Comment 6.3: Replace the value found for $\Delta x$ (from theorem 6.2) in the definition of differential, we obtain: $$dy(x,\Delta x)= f'(x)(d\hat{x})(x,\Delta x) $$

... this relation is the correct one, but in the course of time, it became customary to write it down in the familiar form: $$dy = f'(x)dx$$

The book then proceeds to use this formula (that I know is correct) in any case.

But wouldn’t this formula be only relevant in the case $y = \hat{x}$ since it was found relying on theorem 6.2 that is only valid if $y = \hat{x}$?

Answer 1

This is something I would call "silly notation." This is, in essence, a reference to differential geometry.

Usually, in undergraduate math, a vector only signifies "magnitude and direction." In differential geometry, a "tangent vector" is a vector directed from a fixed point. Differentials (or, in snazzy terms, "differential 1-forms") are then interpreted as functions of these tangent vectors.

In this case, if we let $\vec{v}_x$, where $x$ is a real number and $\vec{v}=\Delta x$ (so that $\vec{v}$ is a vector pointing from $x$ with magnitude and direction $\Delta x$), $$\mathrm{d}y(\vec{v}_x)=\mathrm{d}f(\vec{v}_x)=f'(x)\,\mathrm{d}x(\vec{v}_x)=f'(x)\Delta x.$$

You can find a nice introduction, which I think most undergraduates that have taken a strong set of courses in calculus will be able to work through, in Michael Spivak's Calculus on Manifolds. This also applies for "$u$-substitution," since, if we use differential forms, substitution (or change of variables in general) can be stated simply as, for $f:M\to N$ an orientation-preserving diffeomorphism, $$\int\limits_{N}\beta=\int\limits_{M}f^*\beta,$$ where $\beta$ is a differential form and $f^*\beta$ is the pullback of $\beta$ by $f$.

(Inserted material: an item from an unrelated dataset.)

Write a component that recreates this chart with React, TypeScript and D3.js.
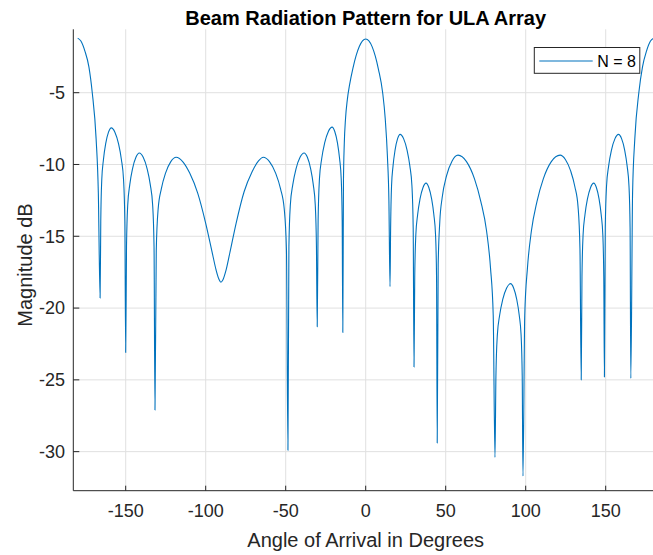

As to the specific question of whether the construction given works only for $y=\hat x$, the answer is no. Since $x=\hat x$ by definition, their differentials are the same. The $y$ in the given formula is not the $y=\hat x$.

Answer 2

The problem stems from using two different letters, namely $y$ and $f$, for the same object.

For an arbitrary function $f$ we have $$df(x).\Delta x=f'(x)\>\Delta x,\tag{1}$$ because $$f(x+\Delta x)-f(x)=f'(x)\>\Delta x + o(|\Delta x|)\qquad(\Delta x\to0)\ .$$ When $f$ is the identity function $\hat x:\>x\mapsto x$ on ${\mathbb R}$ we have $$\hat x(x+\Delta x)-\hat x(x)=\Delta x + 0\qquad(\Delta x\to 0)\ ;$$ whence $$d\hat x(x).\Delta x=\Delta x\qquad\forall x\in{\mathbb R}, \ \forall \Delta x\in{\mathbb R}\ .$$ Comparing with $(1)$ we see that the following is true: $$df(x).\Delta x=f'(x)\ d\hat x.\Delta x\qquad\forall x\in{\mathbb R}, \ \forall \Delta x\in{\mathbb R}\ .$$ The last equation says that the two functions (of two variables!) $df$ and $d\hat x$ are related by the equation $$df=f'(x)\>d\hat x$$ (note that $f'(x)$ is a scalar here). When we omit the hat and use $x$ not only for variable points on ${\mathbb R}$, but as well as name for the identity function on ${\mathbb R}$, we obtain the famous relation $$df=f'(x)\>dx\ .$$ This is not an obscure relation between infinitesimals, but the expression of $df$ as a scalar (depending on $x$) multiple of $dx$.